Mutations introduced by viral RNA polymerases [2] and, possibly, by cellular editing enzymes (e.g., deaminases) [65] are a key factor in the genetic variability of RNA viruses. Another driving force of virus evolution is RNA recombination [66]. Analysis of coronaviral and closteroviral genomes has revealed the obvious traces of recombination events, such as the capture of heterologous sequences and gene duplication. Thus, evolution of “large” nidoviruses has resulted in the acquisition of new enzymatic activities (nucleotidyltransferase, primase, 3′-5′-exonuclease, and endonuclease) [9], as well as of genes for the structural proteins (N protein and outer membrane protein related to the influenza virus hemagglutinin) [67]. Closteroviruses acquired the HSP70 gene (apparently, via recombination with a host mRNA) that has been adapted to perform specific functions in the viral cell-to-cell transmission and particle maturation [33, 51]. In some coronaviruses and closteroviruses, the sequence coding for the leader PLP proteinase has been duplicated. The capsid protein gene in closteroviral genomes has likely been duplicated several times, producing the extant genes for CP, CPm (some family members encode two minor CPs), and p64 (Fig. 4) [34, 51].

The copying of large RNA strands is mediated by more sophisticated replicases, and expansion of the RNA genome is due, for a large part, to the acquisitions in the replication-associated genes [33]. Coronaviruses possess enzymatic activities ensuring an improved fidelity and processivity of RNA replicase (primase and exonuclease). Closteroviral genomes do not encode equivalent enzymes, which might be manifested as a higher rate of point mutations in the citrus tristeza closterovirus (CTV) [68] compared to SARS-CoV and other coronaviruses [65]. Among the Nidovirales, coronaviruses and roniviruses (26-41 kb genome) code for the exonuclease, whereas mesoniviruses and arteriviruses (14-20 kb genome) lack the corresponding domain. Apparently, ~20 kb is a size limit of viral RNA, which requires no additional proofreading activity for its copying.

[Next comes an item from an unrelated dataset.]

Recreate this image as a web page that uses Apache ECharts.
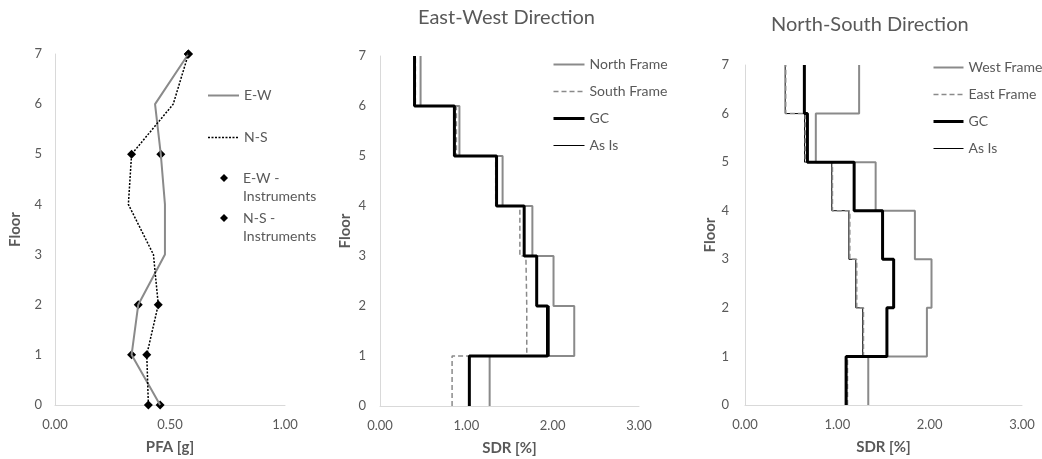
<!DOCTYPE html>
<html lang="en">
<head>
    <meta charset="UTF-8">
    <title>PFA and SDR profiles</title>
    <script src="https://cdn.jsdelivr.net/npm/echarts@6/dist/echarts.min.js"></script>
</head>
<body style="margin:0;background:#fff;">
    <div id="main" style="width:1042px;height:459px;"></div>
    <script type="text/javascript">
        // floors 0..7
        var floors = [0, 1, 2, 3, 4, 5, 6, 7];

        // left panel: peak floor acceleration [g]
        var pfaEW = [0.457, 0.333, 0.362, 0.478, 0.478, 0.46, 0.435, 0.58];
        var pfaNS = [0.406, 0.399, 0.449, 0.428, 0.319, 0.333, 0.514, 0.58];
        var instFloors = [0, 1, 2, 5, 7];
        var instEW = [0.457, 0.333, 0.362, 0.46, 0.58];
        var instNS = [0.406, 0.399, 0.449, 0.333, 0.58];

        // middle panel: story drift ratio [%], story 1..7 (East-West)
        var sdrNorth = [1.27, 2.25, 2.01, 1.765, 1.42, 0.92, 0.47];
        var sdrSouth = [0.835, 1.70, 1.69, 1.62, 1.34, 0.885, 0.41];
        var sdrGcEW = [1.035, 1.94, 1.815, 1.67, 1.35, 0.862, 0.40];
        var sdrAsIsEW = [1.035, 1.96, 1.815, 1.67, 1.35, 0.862, 0.40];

        // right panel: story drift ratio [%], story 1..7 (North-South)
        var sdrWest = [1.335, 1.97, 2.02, 1.84, 1.415, 0.767, 1.236];
        var sdrEast = [1.11, 1.283, 1.21, 1.135, 0.947, 0.652, 0.441];
        var sdrGcNS = [1.095, 1.537, 1.61, 1.49, 1.182, 0.676, 0.643];
        var sdrAsIsNS = [1.10, 1.275, 1.20, 1.125, 0.94, 0.645, 0.435];

        var font = 'Lato';
        var txt = '#595959';
        var gray = '#8a8a8a';

        function pairs(xs, ys) {
            return xs.map(function (v, i) { return [v, ys[i]]; });
        }
        // story value held between floor i and i+1
        function steps(vals) {
            var pts = [];
            vals.forEach(function (v, i) {
                pts.push([v, floors[i]], [v, floors[i + 1]]);
            });
            return pts;
        }

        function xAxis(idx, max, interval, name) {
            return {
                gridIndex: idx, type: 'value', min: 0, max: max, interval: interval,
                name: name, nameLocation: 'middle', nameGap: 35,
                nameTextStyle: { color: txt, fontFamily: font, fontSize: 15, fontWeight: 'bold' },
                axisLine: { show: true, lineStyle: { color: '#d9d9d9', width: 1 } },
                axisTick: { show: false },
                splitLine: { show: false },
                axisLabel: {
                    color: txt, fontFamily: font, fontSize: 13, margin: 13,
                    formatter: function (v) { return v.toFixed(2); }
                }
            };
        }
        function yAxis(idx, nameGap, margin) {
            return {
                gridIndex: idx, type: 'value', min: 0, max: 7, interval: 1,
                name: 'Floor', nameLocation: 'middle', nameGap: nameGap,
                nameTextStyle: { color: txt, fontFamily: font, fontSize: 15, fontWeight: 'bold' },
                axisLine: { show: true, lineStyle: { color: '#d9d9d9', width: 1 } },
                axisTick: { show: false },
                splitLine: { show: false },
                axisLabel: { color: txt, fontFamily: font, fontSize: 13, margin: margin }
            };
        }
        function stepLine(name, idx, vals, color, width, type) {
            return {
                name: name, type: 'line', xAxisIndex: idx, yAxisIndex: idx,
                data: steps(vals), symbol: 'none', silent: true,
                lineStyle: { color: color, width: width, type: type || 'solid' },
                itemStyle: { color: color }
            };
        }
        // legend of line series: only the line, no marker
        function lineLegend(left, top, gap, w, items) {
            return {
                left: left, top: top, orient: 'vertical', padding: 0,
                itemGap: gap, itemWidth: w, itemHeight: 14,
                data: items.map(function (it) {
                    return { name: it[0], lineStyle: { color: it[1], width: it[2], type: it[3] || 'solid' } };
                }),
                selectedMode: false,
                itemStyle: { opacity: 0 },
                textStyle: { color: txt, fontFamily: font, fontSize: 14, lineHeight: 18 }
            };
        }
        // legend of the instrument markers, text in two lines next to the diamond
        function markLegend(top, name) {
            return {
                left: 220, top: top, orient: 'vertical', padding: 0,
                itemWidth: 8, itemHeight: 8,
                data: [{ name: name, icon: 'diamond' }], selectedMode: false,
                formatter: function (n) {
                    var p = n.split(' - ');
                    return '{a|' + p[0] + ' -}\n{a|' + p[1] + '}';
                },
                textStyle: {
                    color: txt, fontFamily: font, fontSize: 14, padding: [18, 0, 0, 10],
                    rich: { a: { color: txt, fontFamily: font, fontSize: 14, lineHeight: 18 } }
                }
            };
        }

        var myChart = echarts.init(document.getElementById('main'));

        var option = {
            animation: false,
            backgroundColor: '#ffffff',
            title: [
                { text: 'East-West Direction', left: 413, top: 3,
                  textStyle: { color: txt, fontFamily: font, fontSize: 20, fontWeight: 'normal' } },
                { text: 'North-South Direction', left: 766, top: 10,
                  textStyle: { color: txt, fontFamily: font, fontSize: 20, fontWeight: 'normal' } }
            ],
            grid: [
                { left: 55, top: 54, width: 230, height: 351, outerBoundsMode: 'none' },
                { left: 380, top: 56, width: 259, height: 350, outerBoundsMode: 'none' },
                { left: 745, top: 65, width: 277, height: 340, outerBoundsMode: 'none' }
            ],
            xAxis: [
                xAxis(0, 1, 0.5, 'PFA [g]'),
                xAxis(1, 3, 1, 'SDR [%]'),
                xAxis(2, 3, 1, 'SDR [%]')
            ],
            yAxis: [
                yAxis(0, 32, 13),
                yAxis(1, 27, 14),
                yAxis(2, 27, 16)
            ],
            legend: [
                lineLegend(207, 86.5, 24, 31, [['E-W', gray, 2], ['N-S', '#000', 1.5, [2, 1.5]]]),
                markLegend(171, 'E-W - Instruments'),
                markLegend(211, 'N-S - Instruments'),
                lineLegend(552, 55.5, 9, 31, [['North Frame', gray, 2], ['South Frame', gray, 1.5, [5, 3]],
                    ['GC', '#000', 3], ['As Is', '#000', 1]]),
                lineLegend(932, 58.5, 9, 30, [['West Frame', gray, 2], ['East Frame', gray, 1.5, [5, 3]],
                    ['GC', '#000', 3], ['As Is', '#000', 1]])
            ],
            series: [
                {
                    name: 'E-W', type: 'line', xAxisIndex: 0, yAxisIndex: 0,
                    data: pairs(pfaEW, floors), symbol: 'none',
                    lineStyle: { color: gray, width: 2 }, itemStyle: { color: gray }
                },
                {
                    name: 'N-S', type: 'line', xAxisIndex: 0, yAxisIndex: 0,
                    data: pairs(pfaNS, floors), symbol: 'none',
                    lineStyle: { color: '#000', width: 1.5, type: [2, 1.5] }, itemStyle: { color: '#000' }
                },
                {
                    name: 'E-W - Instruments', type: 'scatter', xAxisIndex: 0, yAxisIndex: 0,
                    data: pairs(instEW, instFloors), symbol: 'diamond', symbolSize: 9,
                    itemStyle: { color: '#000', opacity: 1 }
                },
                {
                    name: 'N-S - Instruments', type: 'scatter', xAxisIndex: 0, yAxisIndex: 0,
                    data: pairs(instNS, instFloors), symbol: 'diamond', symbolSize: 9,
                    itemStyle: { color: '#000', opacity: 1 }
                },

                stepLine('North Frame', 1, sdrNorth, gray, 2),
                stepLine('South Frame', 1, sdrSouth, gray, 1.5, [5, 3]),
                stepLine('As Is', 1, sdrAsIsEW, '#000', 1),
                stepLine('GC', 1, sdrGcEW, '#000', 3),

                stepLine('West Frame', 2, sdrWest, gray, 2),
                stepLine('As Is', 2, sdrAsIsNS, '#000', 1),
                stepLine('East Frame', 2, sdrEast, gray, 1.5, [5, 3]),
                stepLine('GC', 2, sdrGcNS, '#000', 3)
            ]
        };

        myChart.setOption(option);
    </script>
</body>
</html>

Comparison of the structure and expression of coronaviral and closteroviral genomes reveals a striking similarity between the two groups (Figs. 1and 4). The genomes of these viruses contain overlapping 5′-terminal replicase genes expressed with via the ribosomal frameshifting to produce large polyproteins. The 1a and 1ab polyproteins are processed by one or two PLPs to release the leader proteins, as well as by the chymotrypsin-like MP (nidoviruses) or protease(s) of unknown origin (closteroviruses), yielding mature proteins with the methyltransferase, helicase, RNA polymerase, and membrane-binding domains. The genes for the accessory and structural proteins of both coronaviruses and closteroviruses are translated using a set of 3′-coterminal sgRNAs (Figs. 1and 4). These similarities do not imply that the two groups of viruses have originated from a common ancestor with similar gene set and expression strategies, as coronaviruses and closteroviruses belong to evolutionary remote lineages [1, 10] (Fig. 1). It is more probable that similar traits of genome organization and expression in coronaviruses and closteroviruses have emerged independently in the course of convergent evolution, along with the RNA genome expansion and acquisition of similar replication-associated functions and gene expression patterns [5, 7, 34, 51].